Page 1 of 1

look up stage interiors

Posted: Thu Mar 07, 2013 8:57 am
by zulfi123786
Hi

Could some one please share some light over the below

1. The look up stage removes the duplicates if, multiple rows returned from link is disabled, does it mean that the look up operator has a tsort underneath to remove duplicates OR are the duplicates identified when the look up table is built and indexed ?

2. If there is no implicit sort, will the look up table created for reference data be different if the data is sorted and not sorted (on reference link)

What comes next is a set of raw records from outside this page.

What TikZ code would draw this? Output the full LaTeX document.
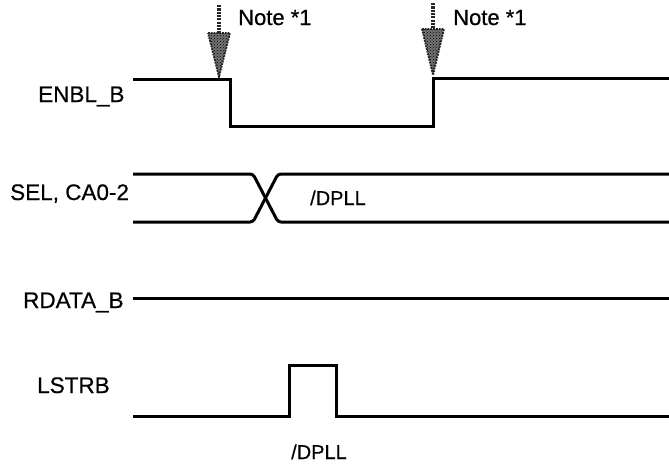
\documentclass[tikz,border=0pt]{standalone}
\usepackage{fontspec}
\setmainfont{Liberation Sans}
\newfontfamily\scanfont[FakeBold=0.5]{Liberation Sans}
\usetikzlibrary{patterns}
\tikzset{
  siglabel/.style={anchor=base west, inner sep=0pt, font=\scanfont\fontsize{22.5}{26}\selectfont},
  notelabel/.style={anchor=base west, inner sep=0pt, font=\scanfont\fontsize{22}{26}\selectfont},
  dplllabel/.style={anchor=base west, inner sep=0pt, font=\scanfont\fontsize{20}{24}\selectfont},
  wave/.style={line width=3pt, line join=miter, black},
  notearrowshaft/.style={line width=3.4pt, black!85, dash pattern=on 2.2pt off 1.1pt},
  notearrowhead/.style={fill=black!55, draw=black!85, line width=1.8pt, densely dotted,
    postaction={pattern=crosshatch dots, pattern color=black}},
}
\begin{document}
\begin{tikzpicture}[x=1pt,y=-1pt]
\useasboundingbox (0,0) rectangle (669,466);

% labels
\node[siglabel] (enbl) at (38,102) {ENBL\_B};
\node[siglabel] (sel) at (10,200) {SEL, CA0-2};
\node[siglabel] (rdata) at (23,308) {RDATA\_B};
\node[siglabel] (lstrb) at (37,393) {LSTRB};
\node[notelabel] (note1) at (238,25) {Note *1};
\node[notelabel] (note2) at (453,25) {Note *1};
\node[dplllabel] (dpll1) at (310,205) {/DPLL};
\node[dplllabel] (dpll2) at (291,459) {/DPLL};

% ENBL_B
\draw[wave] (133,79) -- (230,79) -- (230,126) -- (433,126) -- (433,78) -- (669,78);

% SEL, CA0-2
\draw[wave, rounded corners=3pt] (133,174) -- (253,174) -- (278,222) -- (669,222);
\draw[wave, rounded corners=3pt] (133,222) -- (253,222) -- (278,174) -- (669,174);

% RDATA_B
\draw[wave] (133,298) -- (669,298);

% LSTRB
\draw[wave] (133,416) -- (289,416) -- (289,365) -- (336,365) -- (336,416) -- (669,416);

% Note arrows
\coordinate (a1top) at (219,5);
\coordinate (a1base) at (219,33);
\coordinate (a1tip) at (219,77);
\draw[notearrowshaft] (a1top) -- (a1base);
\draw[notearrowhead] ([xshift=-11pt]a1base) -- ([xshift=11pt]a1base) -- (a1tip) -- cycle;

\coordinate (a2top) at (433,3);
\coordinate (a2base) at (433,29);
\coordinate (a2tip) at (433,75);
\draw[notearrowshaft] (a2top) -- (a2base);
\draw[notearrowhead] ([xshift=-11pt]a2base) -- ([xshift=11pt]a2base) -- (a2tip) -- cycle;
\end{tikzpicture}
\end{document}
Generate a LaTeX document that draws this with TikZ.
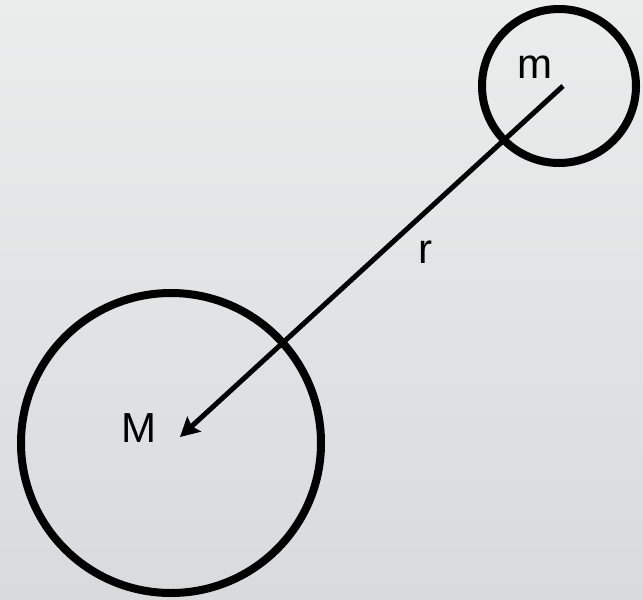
\documentclass[tikz,border=0pt]{standalone}
\usepackage{fontspec}
\setmainfont{Liberation Sans}
\usetikzlibrary{arrows.meta}
\definecolor{bgtop}{HTML}{EBECEC}
\definecolor{bgbot}{HTML}{D9DADC}
\tikzset{
  body/.style={circle, draw=black, line width=8pt, inner sep=0pt},
  lbl/.style={font=\fontsize{42}{42}\selectfont, inner sep=0pt},
  conn/.style={line width=5pt, -{Stealth[length=19pt,width=20pt,inset=3pt]}}
}
\begin{document}
\begin{tikzpicture}[x=1pt,y=-1pt]
\useasboundingbox (0,0) rectangle (643,600);
\shade[top color=bgtop, bottom color=bgbot] (0,0) rectangle (643,600);
\node[body, minimum size=154pt] (small) at (559,86) {};
\node[body, minimum size=300pt] (big) at (171,443) {};
\coordinate (start) at (563,86);
\coordinate (tip) at (180,437);
\draw[conn] (start) -- (tip);
\node[lbl] (mlabel) at (535,67) {m};
\node[lbl] (rlabel) at (425,252) {r};
\node[lbl] (Mlabel) at (139,428) {M};
\end{tikzpicture}
\end{document}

3. If the look up reference data is sorted will it cause the searched to be faster or will it make the job slow (if the sort does not contribute to faster searches then obviously unnecesary sort adds to over all time)

Thanks

Posted: Thu Mar 07, 2013 3:47 pm
by rameshrr3
1. Ignores duplicates , but issues a warning message about a duplicate key ref found.
2. No - The reference link in a lookup stage does NOT require a sort - nor does it sort internally - but it builds an index out of lookup keys which may be sorted+/hashed
3. You may be able to speed up a lookup merely by excluding duplicates if you need only one looked up value from ref link , sort may or may not help(??)- but not mandated - and as you noted sorts can be time & resource consuming by themselves as the ref. data size increases.

Posted: Thu Mar 07, 2013 11:37 pm
by zulfi123786
rameshrr3 wrote:1. Ignores duplicates , but issues a warning message about a duplicate key ref found.
Usually the duplicate removal/identification algorithms rely on sorting so just wondering how duplicates are identified without sorting
rameshrr3 wrote:2. No - The reference link in a lookup stage does NOT require a sort - nor does it sort internally - but it builds an index out of lookup keys which may be sorted+/hashed
Okay, so what I am getting is the data is not sorted but only the key values are sorted and indexed with a mapping to physical/logical address to the repective row in the look up table. Did I get you right ?

Posted: Fri Mar 08, 2013 1:22 pm
by rameshrr3
Not very sure about how internally duplicates are identified , but duplicate lookup keys will resolve to the same Byte Sequence , so probably there is an internal structure which has some ordering.

If you have access to version 8.x documentation , Id suggest you take a look at the parallel job advanced developer guide - the orchestrate lookup operator is described in a lot more detail .

Posted: Fri Mar 08, 2013 7:32 pm
by ray.wurlod
The key values are NOT sorted. A hash table index is built.
If there is more than one value associated with any one row in that hash table, then there are duplicates for that value.